EXERCISE DETAILS: Pictures aside, quote the whole listing exactly.

INFORMATION SHOWN:
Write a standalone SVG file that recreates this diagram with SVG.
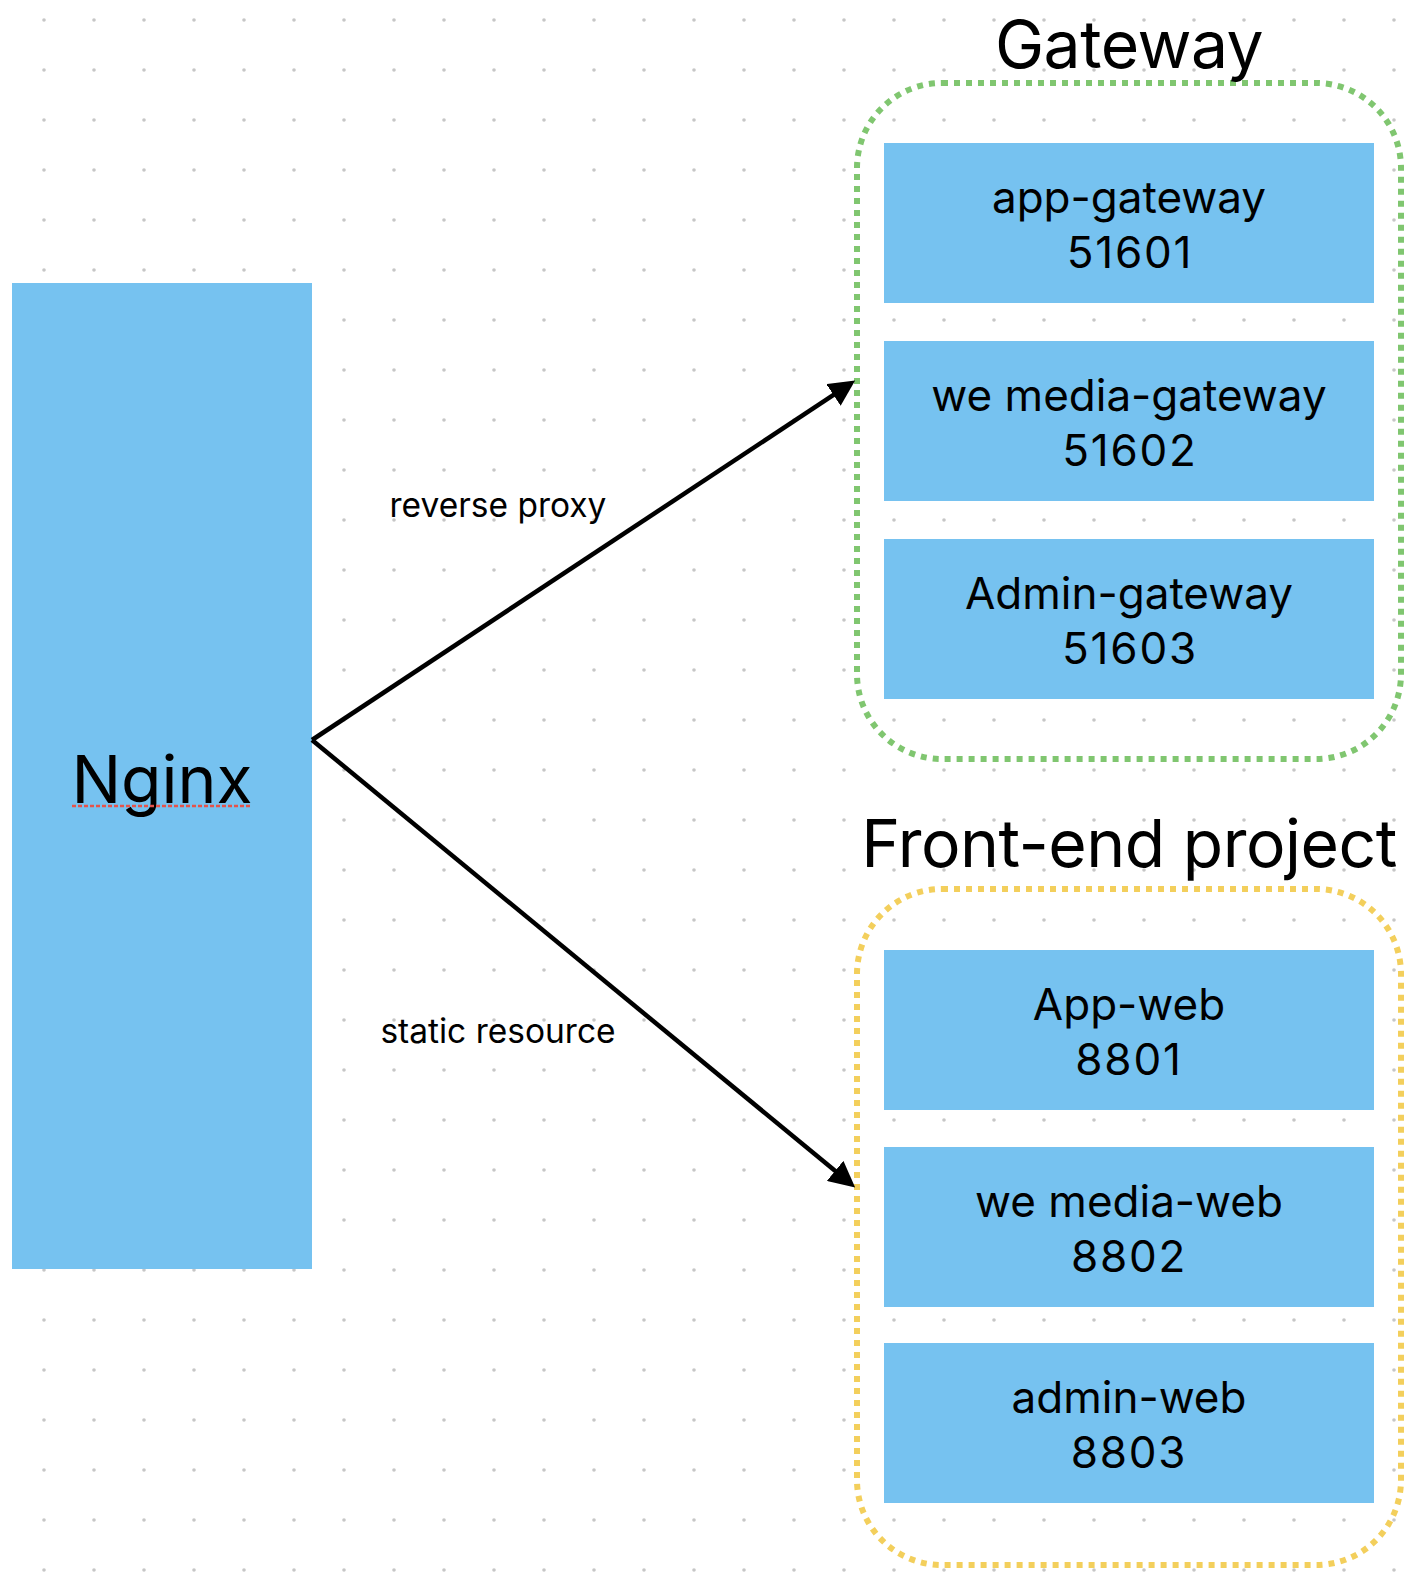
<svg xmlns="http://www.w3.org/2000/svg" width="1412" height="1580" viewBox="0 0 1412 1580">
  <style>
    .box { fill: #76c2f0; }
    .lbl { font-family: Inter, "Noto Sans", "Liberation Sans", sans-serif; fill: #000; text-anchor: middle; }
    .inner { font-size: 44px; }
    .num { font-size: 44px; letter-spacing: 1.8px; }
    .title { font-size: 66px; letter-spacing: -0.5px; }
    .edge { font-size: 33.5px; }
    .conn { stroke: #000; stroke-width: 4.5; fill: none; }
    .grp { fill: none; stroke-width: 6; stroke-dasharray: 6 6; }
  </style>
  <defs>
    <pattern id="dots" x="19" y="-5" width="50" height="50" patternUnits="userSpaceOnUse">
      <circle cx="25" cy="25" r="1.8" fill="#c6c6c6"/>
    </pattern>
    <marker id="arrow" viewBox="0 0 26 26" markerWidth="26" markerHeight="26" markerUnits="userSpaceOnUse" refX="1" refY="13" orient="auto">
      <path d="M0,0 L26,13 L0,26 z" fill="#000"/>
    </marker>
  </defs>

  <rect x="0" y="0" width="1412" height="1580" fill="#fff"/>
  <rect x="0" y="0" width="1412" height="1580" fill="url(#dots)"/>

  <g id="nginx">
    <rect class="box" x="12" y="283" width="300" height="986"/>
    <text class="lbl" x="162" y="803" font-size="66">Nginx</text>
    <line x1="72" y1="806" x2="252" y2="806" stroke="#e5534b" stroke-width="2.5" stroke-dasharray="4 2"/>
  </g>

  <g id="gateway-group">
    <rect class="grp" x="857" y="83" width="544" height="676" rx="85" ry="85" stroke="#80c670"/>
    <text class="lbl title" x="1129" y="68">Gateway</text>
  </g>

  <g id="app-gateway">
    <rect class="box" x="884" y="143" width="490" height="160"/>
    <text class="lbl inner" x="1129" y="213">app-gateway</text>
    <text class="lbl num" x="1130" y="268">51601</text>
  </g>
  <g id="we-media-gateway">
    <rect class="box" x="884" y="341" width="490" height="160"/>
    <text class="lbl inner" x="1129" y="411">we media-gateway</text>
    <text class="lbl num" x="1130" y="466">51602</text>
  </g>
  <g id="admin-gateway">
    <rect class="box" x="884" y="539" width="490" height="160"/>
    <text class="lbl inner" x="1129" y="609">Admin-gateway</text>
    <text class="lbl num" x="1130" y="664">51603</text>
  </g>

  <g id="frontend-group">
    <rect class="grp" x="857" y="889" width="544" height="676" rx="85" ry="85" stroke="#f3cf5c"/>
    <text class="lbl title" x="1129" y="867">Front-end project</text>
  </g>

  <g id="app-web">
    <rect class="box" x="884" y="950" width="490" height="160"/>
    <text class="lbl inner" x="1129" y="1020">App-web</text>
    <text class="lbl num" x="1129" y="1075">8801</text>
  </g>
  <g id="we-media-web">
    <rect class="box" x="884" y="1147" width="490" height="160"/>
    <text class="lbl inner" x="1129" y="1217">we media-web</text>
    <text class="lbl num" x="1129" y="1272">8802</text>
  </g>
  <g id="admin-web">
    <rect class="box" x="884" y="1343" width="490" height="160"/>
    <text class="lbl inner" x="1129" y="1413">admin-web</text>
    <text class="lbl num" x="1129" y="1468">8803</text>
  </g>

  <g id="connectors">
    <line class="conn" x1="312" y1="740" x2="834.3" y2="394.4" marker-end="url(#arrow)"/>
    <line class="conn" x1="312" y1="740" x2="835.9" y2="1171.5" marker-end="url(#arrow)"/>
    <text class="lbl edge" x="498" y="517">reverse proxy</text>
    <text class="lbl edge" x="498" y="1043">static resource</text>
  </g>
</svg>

CORRECT RESULT:
Write a standalone SVG file that recreates this diagram with SVG.
<svg xmlns="http://www.w3.org/2000/svg" width="1412" height="1580" viewBox="0 0 1412 1580">
  <style>
    .box { fill: #76c2f0; }
    .lbl { font-family: Inter, "Noto Sans", "Liberation Sans", sans-serif; fill: #000; text-anchor: middle; }
    .inner { font-size: 44px; }
    .num { font-size: 44px; letter-spacing: 1.8px; }
    .title { font-size: 66px; letter-spacing: -0.5px; }
    .edge { font-size: 33.5px; }
    .conn { stroke: #000; stroke-width: 4.5; fill: none; }
    .grp { fill: none; stroke-width: 6; stroke-dasharray: 6 6; }
  </style>
  <defs>
    <pattern id="dots" x="19" y="-5" width="50" height="50" patternUnits="userSpaceOnUse">
      <circle cx="25" cy="25" r="1.8" fill="#c6c6c6"/>
    </pattern>
    <marker id="arrow" viewBox="0 0 26 26" markerWidth="26" markerHeight="26" markerUnits="userSpaceOnUse" refX="1" refY="13" orient="auto">
      <path d="M0,0 L26,13 L0,26 z" fill="#000"/>
    </marker>
  </defs>

  <rect x="0" y="0" width="1412" height="1580" fill="#fff"/>
  <rect x="0" y="0" width="1412" height="1580" fill="url(#dots)"/>

  <g id="nginx">
    <rect class="box" x="12" y="283" width="300" height="986"/>
    <text class="lbl" x="162" y="803" font-size="66">Nginx</text>
    <line x1="72" y1="806" x2="252" y2="806" stroke="#e5534b" stroke-width="2.5" stroke-dasharray="4 2"/>
  </g>

  <g id="gateway-group">
    <rect class="grp" x="857" y="83" width="544" height="676" rx="85" ry="85" stroke="#80c670"/>
    <text class="lbl title" x="1129" y="68">Gateway</text>
  </g>

  <g id="app-gateway">
    <rect class="box" x="884" y="143" width="490" height="160"/>
    <text class="lbl inner" x="1129" y="213">app-gateway</text>
    <text class="lbl num" x="1130" y="268">51601</text>
  </g>
  <g id="we-media-gateway">
    <rect class="box" x="884" y="341" width="490" height="160"/>
    <text class="lbl inner" x="1129" y="411">we media-gateway</text>
    <text class="lbl num" x="1130" y="466">51602</text>
  </g>
  <g id="admin-gateway">
    <rect class="box" x="884" y="539" width="490" height="160"/>
    <text class="lbl inner" x="1129" y="609">Admin-gateway</text>
    <text class="lbl num" x="1130" y="664">51603</text>
  </g>

  <g id="frontend-group">
    <rect class="grp" x="857" y="889" width="544" height="676" rx="85" ry="85" stroke="#f3cf5c"/>
    <text class="lbl title" x="1129" y="867">Front-end project</text>
  </g>

  <g id="app-web">
    <rect class="box" x="884" y="950" width="490" height="160"/>
    <text class="lbl inner" x="1129" y="1020">App-web</text>
    <text class="lbl num" x="1129" y="1075">8801</text>
  </g>
  <g id="we-media-web">
    <rect class="box" x="884" y="1147" width="490" height="160"/>
    <text class="lbl inner" x="1129" y="1217">we media-web</text>
    <text class="lbl num" x="1129" y="1272">8802</text>
  </g>
  <g id="admin-web">
    <rect class="box" x="884" y="1343" width="490" height="160"/>
    <text class="lbl inner" x="1129" y="1413">admin-web</text>
    <text class="lbl num" x="1129" y="1468">8803</text>
  </g>

  <g id="connectors">
    <line class="conn" x1="312" y1="740" x2="834.3" y2="394.4" marker-end="url(#arrow)"/>
    <line class="conn" x1="312" y1="740" x2="835.9" y2="1171.5" marker-end="url(#arrow)"/>
    <text class="lbl edge" x="498" y="517">reverse proxy</text>
    <text class="lbl edge" x="498" y="1043">static resource</text>
  </g>
</svg>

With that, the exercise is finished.